* **Short problem**: Find the string "React" in the data, then copy every line where it is found.

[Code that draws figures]
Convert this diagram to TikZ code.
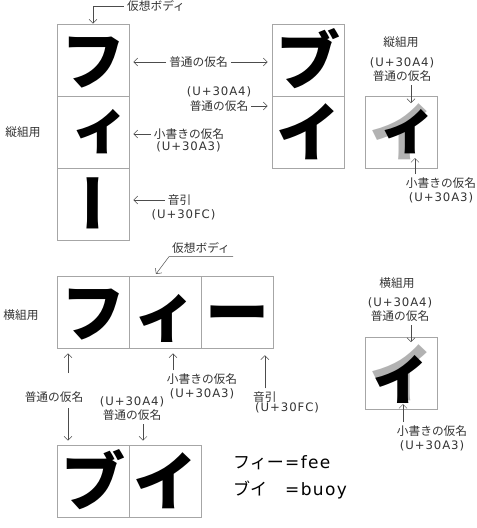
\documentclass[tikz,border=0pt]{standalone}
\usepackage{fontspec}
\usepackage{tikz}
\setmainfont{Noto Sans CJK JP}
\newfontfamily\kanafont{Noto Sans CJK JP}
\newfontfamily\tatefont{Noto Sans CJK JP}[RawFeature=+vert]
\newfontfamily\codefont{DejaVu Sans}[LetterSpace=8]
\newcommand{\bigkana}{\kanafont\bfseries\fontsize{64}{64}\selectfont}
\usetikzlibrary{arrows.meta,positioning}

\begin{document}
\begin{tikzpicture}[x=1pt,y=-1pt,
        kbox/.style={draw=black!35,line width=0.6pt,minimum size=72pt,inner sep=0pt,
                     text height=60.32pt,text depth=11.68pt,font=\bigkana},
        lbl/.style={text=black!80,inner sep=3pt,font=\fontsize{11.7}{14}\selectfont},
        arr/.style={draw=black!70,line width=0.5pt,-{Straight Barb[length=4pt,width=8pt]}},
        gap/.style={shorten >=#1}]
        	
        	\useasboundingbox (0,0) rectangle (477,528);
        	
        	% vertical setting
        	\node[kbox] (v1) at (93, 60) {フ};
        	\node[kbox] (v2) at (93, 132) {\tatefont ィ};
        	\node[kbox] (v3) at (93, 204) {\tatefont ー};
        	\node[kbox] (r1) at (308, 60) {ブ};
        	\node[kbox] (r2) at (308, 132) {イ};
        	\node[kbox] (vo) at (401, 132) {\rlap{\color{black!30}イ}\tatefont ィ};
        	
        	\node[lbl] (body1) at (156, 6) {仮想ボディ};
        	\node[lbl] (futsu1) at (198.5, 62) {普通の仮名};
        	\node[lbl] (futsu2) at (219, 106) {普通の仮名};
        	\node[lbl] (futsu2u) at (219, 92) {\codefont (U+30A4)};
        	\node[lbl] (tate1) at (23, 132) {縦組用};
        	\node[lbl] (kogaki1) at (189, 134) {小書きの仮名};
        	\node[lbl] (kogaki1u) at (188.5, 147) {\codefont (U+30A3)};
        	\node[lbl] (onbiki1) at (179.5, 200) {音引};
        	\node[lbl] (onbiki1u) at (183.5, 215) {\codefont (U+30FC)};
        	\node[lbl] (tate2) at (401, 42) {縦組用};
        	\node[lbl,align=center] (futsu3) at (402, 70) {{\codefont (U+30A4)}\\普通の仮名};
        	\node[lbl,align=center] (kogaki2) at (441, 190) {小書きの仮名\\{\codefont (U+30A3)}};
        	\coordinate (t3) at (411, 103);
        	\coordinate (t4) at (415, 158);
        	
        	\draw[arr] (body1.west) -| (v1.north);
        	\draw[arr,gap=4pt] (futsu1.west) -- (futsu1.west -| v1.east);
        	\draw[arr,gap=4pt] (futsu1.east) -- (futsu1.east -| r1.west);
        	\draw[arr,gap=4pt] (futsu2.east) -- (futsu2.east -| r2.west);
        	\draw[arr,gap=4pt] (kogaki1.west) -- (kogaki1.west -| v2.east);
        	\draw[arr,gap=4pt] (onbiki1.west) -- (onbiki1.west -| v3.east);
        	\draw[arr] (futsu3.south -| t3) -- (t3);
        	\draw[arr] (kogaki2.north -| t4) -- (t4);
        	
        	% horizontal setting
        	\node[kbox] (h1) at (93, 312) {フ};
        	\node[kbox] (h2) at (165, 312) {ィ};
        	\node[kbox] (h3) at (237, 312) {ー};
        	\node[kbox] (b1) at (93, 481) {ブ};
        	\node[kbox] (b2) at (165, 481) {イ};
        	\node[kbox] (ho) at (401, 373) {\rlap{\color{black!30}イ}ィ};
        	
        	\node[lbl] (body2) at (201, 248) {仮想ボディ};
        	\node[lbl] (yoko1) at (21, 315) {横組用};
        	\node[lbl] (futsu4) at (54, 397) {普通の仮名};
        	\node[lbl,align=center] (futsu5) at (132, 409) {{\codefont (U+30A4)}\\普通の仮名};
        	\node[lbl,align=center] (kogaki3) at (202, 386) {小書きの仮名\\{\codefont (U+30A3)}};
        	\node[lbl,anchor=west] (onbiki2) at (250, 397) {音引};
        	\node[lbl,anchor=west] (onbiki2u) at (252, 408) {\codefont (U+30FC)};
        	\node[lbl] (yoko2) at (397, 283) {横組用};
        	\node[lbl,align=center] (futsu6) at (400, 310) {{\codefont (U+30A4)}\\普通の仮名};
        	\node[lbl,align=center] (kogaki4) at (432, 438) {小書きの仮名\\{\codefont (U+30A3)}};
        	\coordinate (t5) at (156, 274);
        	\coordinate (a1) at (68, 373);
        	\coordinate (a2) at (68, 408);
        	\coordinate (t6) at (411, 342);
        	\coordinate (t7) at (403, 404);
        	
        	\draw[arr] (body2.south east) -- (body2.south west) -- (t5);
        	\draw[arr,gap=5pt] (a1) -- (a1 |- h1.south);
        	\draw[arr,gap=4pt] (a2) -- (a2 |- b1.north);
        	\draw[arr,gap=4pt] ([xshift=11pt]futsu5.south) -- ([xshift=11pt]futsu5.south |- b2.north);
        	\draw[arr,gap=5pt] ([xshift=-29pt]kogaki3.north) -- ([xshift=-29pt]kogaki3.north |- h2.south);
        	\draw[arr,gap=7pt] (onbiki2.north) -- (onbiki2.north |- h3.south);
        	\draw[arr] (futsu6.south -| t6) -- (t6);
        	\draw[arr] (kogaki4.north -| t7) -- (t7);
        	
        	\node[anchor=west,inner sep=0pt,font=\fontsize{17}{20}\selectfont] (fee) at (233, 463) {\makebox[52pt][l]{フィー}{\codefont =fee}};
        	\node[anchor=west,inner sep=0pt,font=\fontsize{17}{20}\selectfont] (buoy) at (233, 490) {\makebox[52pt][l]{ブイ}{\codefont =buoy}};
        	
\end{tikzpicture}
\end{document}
--
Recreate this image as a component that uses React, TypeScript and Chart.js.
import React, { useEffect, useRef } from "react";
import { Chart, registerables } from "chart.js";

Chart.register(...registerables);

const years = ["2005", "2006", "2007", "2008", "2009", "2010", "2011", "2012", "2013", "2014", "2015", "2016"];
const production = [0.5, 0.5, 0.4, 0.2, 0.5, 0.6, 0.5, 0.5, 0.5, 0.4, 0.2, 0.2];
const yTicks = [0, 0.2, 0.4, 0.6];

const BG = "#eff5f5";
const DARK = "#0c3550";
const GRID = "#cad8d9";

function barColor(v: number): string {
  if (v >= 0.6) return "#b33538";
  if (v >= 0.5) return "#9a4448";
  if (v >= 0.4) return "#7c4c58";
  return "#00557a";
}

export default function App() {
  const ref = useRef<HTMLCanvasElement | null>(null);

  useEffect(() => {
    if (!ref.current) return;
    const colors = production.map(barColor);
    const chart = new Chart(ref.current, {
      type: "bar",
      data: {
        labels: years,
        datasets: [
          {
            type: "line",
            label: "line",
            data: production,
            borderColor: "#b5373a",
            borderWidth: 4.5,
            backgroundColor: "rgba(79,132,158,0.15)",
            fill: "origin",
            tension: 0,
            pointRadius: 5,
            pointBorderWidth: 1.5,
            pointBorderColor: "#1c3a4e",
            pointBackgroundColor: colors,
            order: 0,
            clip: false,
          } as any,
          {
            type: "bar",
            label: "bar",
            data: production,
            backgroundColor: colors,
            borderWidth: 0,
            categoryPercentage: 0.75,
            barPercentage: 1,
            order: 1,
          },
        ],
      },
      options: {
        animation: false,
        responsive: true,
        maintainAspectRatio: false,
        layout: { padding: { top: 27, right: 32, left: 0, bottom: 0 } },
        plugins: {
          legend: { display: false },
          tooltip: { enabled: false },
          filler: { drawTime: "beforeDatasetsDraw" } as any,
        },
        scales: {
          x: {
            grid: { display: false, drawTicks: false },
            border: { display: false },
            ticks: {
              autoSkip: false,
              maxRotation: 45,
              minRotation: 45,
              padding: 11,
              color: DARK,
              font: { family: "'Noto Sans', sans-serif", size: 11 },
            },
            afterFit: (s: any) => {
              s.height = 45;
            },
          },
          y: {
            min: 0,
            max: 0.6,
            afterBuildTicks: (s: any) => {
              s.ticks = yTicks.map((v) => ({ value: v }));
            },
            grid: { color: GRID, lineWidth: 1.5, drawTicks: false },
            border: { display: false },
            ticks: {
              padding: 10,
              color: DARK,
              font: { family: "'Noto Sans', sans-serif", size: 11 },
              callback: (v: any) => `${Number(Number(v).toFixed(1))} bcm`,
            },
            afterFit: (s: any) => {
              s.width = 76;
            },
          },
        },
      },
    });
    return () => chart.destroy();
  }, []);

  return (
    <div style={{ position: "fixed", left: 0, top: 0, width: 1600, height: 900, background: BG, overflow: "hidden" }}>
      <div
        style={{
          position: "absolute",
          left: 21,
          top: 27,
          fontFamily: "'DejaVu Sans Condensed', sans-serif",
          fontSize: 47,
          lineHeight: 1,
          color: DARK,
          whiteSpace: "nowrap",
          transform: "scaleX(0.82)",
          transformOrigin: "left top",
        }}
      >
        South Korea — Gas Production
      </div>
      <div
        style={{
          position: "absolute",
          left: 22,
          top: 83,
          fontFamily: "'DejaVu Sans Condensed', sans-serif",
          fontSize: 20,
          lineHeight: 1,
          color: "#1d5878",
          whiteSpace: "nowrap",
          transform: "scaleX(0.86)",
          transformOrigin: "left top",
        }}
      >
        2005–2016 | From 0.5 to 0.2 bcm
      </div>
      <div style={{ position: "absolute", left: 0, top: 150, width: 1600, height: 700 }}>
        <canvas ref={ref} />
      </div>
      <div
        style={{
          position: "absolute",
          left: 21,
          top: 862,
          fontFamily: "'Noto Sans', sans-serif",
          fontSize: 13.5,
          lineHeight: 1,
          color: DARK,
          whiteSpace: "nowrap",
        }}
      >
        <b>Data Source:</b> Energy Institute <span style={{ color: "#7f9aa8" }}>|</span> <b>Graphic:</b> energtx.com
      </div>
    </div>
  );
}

* **Reply to the task**:
Recreate this image as a component that uses React, TypeScript and Chart.js.
import React, { useEffect, useRef } from "react";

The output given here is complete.